Hundreds of guests from surrounding villages and government officials gathered at the colorful event, which saw eight couples married and 13 others engaged in a huge marquee in Wadia village, 115 km (70 miles) west of Palanpur city in India's Gujarat state.

"Prostitution is a tradition which this community adopted for ages and it has been very normal for them. They did not think they were doing anything wrong. But it is uncivilized, indecent," said Vijay Bhatt, development officer for Banaskantha district, which Wadia village is part of.

"By marrying and engaging these girls we have been able to break this culture. Once a girl is married, she is out of the profession. Once she is even engaged, she is out of this nexus."

Adorned in gold jewelry and dressed in brightly colored pink sequined skirts and blouses, the girls sat veiled on a raised platform in a long line next to their grooms and fiancés in golden turbans, as a Hindu priest chanted Vedic mantras.

Activists said the girls - who come from the Saraniya community, where women traditionally do not marry and work as prostitutes in nearby towns and cities - will now be able to break free of the profession of their mothers and lead "normal, pious" lives.

"We are trying to get rid of this culture and stigma. We want to pull it from its roots," said Ramesh Saraniya, whose 25-year-old sister and 22-year-old niece were wedded to local village men in the mass ceremony.

"It is happening for the good of our society."

The men of the Saraniya community, a nomadic group of 50,000, once worked for various warring factions which ruled over this drought-prone region prior to India's independence from Britain in 1947, sharpening their daggers and swords.

The Saraniyas' women were "entertainers" for the feuding warlords in the then fragmented Gujarat and neighboring state of Rajasthan, dancing and singing, as well as providing sexual pleasure for their employers.

Post independence, activists and officials say, the Saraniya were given land by the government to provide a better means of income, but due to the "easy money" made from sex work, Wadia's men have continued soliciting their sisters and daughters.

Local people from mud-and-brick Wadia village are reluctant to talk about the issue, fearing discrimination against them in this conservative and largely patriarchal country.

"We are poor and don't have water. We have been doing agriculture and farming castor seeds and now are earning more money. The kind of work that you talk about has stopped now," said Valiben Saraniya, whose 20-year-old niece was married.

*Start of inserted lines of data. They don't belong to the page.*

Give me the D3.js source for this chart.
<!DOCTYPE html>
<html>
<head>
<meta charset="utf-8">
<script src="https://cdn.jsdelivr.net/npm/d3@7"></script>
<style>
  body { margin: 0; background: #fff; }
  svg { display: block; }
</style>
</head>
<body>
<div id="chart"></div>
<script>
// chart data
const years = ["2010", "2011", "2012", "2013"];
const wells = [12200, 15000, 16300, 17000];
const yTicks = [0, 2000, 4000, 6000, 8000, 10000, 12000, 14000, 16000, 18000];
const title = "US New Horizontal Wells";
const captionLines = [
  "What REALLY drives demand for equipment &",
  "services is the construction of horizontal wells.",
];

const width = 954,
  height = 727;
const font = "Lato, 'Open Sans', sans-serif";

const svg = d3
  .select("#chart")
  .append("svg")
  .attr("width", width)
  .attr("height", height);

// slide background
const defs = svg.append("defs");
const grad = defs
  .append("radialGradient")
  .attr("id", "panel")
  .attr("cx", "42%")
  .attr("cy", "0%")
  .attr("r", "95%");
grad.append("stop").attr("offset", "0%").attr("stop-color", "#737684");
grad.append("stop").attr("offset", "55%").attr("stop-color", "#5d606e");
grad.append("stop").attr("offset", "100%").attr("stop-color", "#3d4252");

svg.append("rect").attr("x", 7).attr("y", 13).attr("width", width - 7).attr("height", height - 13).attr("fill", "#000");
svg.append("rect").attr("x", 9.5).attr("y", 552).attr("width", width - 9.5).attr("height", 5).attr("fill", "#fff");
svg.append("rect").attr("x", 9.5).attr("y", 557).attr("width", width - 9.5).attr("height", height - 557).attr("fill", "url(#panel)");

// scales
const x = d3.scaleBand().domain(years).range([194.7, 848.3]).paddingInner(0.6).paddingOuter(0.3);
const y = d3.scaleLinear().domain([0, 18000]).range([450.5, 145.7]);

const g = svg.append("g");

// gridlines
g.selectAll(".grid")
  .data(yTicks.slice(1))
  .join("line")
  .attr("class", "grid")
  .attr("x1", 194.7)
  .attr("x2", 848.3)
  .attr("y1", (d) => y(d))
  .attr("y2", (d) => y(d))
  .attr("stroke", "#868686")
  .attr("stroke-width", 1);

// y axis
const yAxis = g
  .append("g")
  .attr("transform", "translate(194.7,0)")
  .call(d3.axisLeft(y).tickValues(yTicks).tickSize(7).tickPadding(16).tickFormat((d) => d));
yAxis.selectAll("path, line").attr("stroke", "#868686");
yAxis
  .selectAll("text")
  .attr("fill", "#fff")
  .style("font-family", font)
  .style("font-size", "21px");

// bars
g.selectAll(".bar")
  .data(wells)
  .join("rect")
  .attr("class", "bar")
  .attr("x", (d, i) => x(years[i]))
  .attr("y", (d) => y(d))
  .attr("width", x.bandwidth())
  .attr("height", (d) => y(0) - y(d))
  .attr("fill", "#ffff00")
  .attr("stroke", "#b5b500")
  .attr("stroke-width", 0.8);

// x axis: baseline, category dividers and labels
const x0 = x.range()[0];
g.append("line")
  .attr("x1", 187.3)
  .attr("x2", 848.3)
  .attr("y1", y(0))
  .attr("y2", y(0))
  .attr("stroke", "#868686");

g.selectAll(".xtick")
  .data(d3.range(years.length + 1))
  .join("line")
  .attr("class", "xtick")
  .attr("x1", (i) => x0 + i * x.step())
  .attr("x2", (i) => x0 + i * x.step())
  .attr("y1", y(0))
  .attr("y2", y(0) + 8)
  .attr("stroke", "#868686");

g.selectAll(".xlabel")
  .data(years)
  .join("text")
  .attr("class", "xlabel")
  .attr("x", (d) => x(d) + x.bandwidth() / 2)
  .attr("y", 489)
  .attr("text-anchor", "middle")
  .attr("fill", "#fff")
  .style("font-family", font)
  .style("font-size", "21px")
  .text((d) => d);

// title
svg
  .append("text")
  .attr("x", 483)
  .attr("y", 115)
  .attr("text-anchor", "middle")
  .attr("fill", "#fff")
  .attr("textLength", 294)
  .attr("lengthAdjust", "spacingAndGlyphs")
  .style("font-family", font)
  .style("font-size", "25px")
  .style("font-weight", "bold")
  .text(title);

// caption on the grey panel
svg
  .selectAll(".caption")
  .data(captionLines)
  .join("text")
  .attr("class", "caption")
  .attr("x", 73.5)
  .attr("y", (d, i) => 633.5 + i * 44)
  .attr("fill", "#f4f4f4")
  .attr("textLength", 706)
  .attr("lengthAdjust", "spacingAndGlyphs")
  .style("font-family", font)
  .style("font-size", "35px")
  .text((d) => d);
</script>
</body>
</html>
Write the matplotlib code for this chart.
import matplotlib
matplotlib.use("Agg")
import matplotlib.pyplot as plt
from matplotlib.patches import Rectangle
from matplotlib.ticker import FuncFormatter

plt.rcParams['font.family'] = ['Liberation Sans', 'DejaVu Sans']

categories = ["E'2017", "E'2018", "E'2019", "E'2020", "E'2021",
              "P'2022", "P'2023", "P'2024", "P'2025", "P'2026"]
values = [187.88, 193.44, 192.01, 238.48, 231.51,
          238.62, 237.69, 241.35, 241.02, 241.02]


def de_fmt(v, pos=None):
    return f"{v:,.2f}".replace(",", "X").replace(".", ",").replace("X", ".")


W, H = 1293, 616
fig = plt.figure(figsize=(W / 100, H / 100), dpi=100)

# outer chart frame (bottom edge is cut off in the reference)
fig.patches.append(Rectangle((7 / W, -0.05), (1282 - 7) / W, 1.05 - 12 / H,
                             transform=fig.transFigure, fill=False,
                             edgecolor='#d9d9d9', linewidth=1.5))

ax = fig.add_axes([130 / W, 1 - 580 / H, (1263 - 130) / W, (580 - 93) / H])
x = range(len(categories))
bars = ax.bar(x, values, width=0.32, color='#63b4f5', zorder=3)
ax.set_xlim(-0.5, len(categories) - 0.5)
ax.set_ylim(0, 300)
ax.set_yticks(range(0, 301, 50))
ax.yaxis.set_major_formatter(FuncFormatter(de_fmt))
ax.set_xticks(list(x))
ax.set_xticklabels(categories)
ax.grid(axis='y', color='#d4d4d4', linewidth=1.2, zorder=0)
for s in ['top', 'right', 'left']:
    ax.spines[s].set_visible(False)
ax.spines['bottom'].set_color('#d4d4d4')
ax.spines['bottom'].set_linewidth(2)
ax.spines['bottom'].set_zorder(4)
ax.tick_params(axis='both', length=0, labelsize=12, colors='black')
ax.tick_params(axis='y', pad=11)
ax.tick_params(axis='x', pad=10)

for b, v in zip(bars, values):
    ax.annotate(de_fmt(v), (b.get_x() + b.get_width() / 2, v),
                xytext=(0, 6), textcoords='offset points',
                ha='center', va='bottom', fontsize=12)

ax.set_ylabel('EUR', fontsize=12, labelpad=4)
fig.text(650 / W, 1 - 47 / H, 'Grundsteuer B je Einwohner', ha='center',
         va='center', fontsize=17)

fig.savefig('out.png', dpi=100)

At the ceremony, musicians played the dhol and shehnai, the traditional Indian drum and trumpet used in weddings, as the eight marrying couples simultaneously placed garlands over one another and walked around a sacred fire placed in front of them, as per Hindu tradition.

Thirteen couples as young as 12 were also engaged during the ceremony, exchanging rings in the incense-filled tent, as a priest gave instructions from a microphone. Their parents said their weddings would take place when they turn 18.

Social activists who organized and the funded 900,000 rupee ($18,000) event said securing the girls with future husbands would end Wadia's flesh trade, but they added that more development was needed to ensure other girls did not become sex workers.

"It is damn sure that no one will go into this profession after getting engaged or married as that is how this community has worked. If there is a husband, she won't be sold," said Mittal Patel from the Vicharta Samuday Samarthan Manch, a local charity that works to support India's nomadic tribes

"Alternative employment to the women is necessary such as teaching them embroidery, boosting irrigation for their fields and for them to do animal husbandry. This will end this cycle. No woman wants to do this by choice."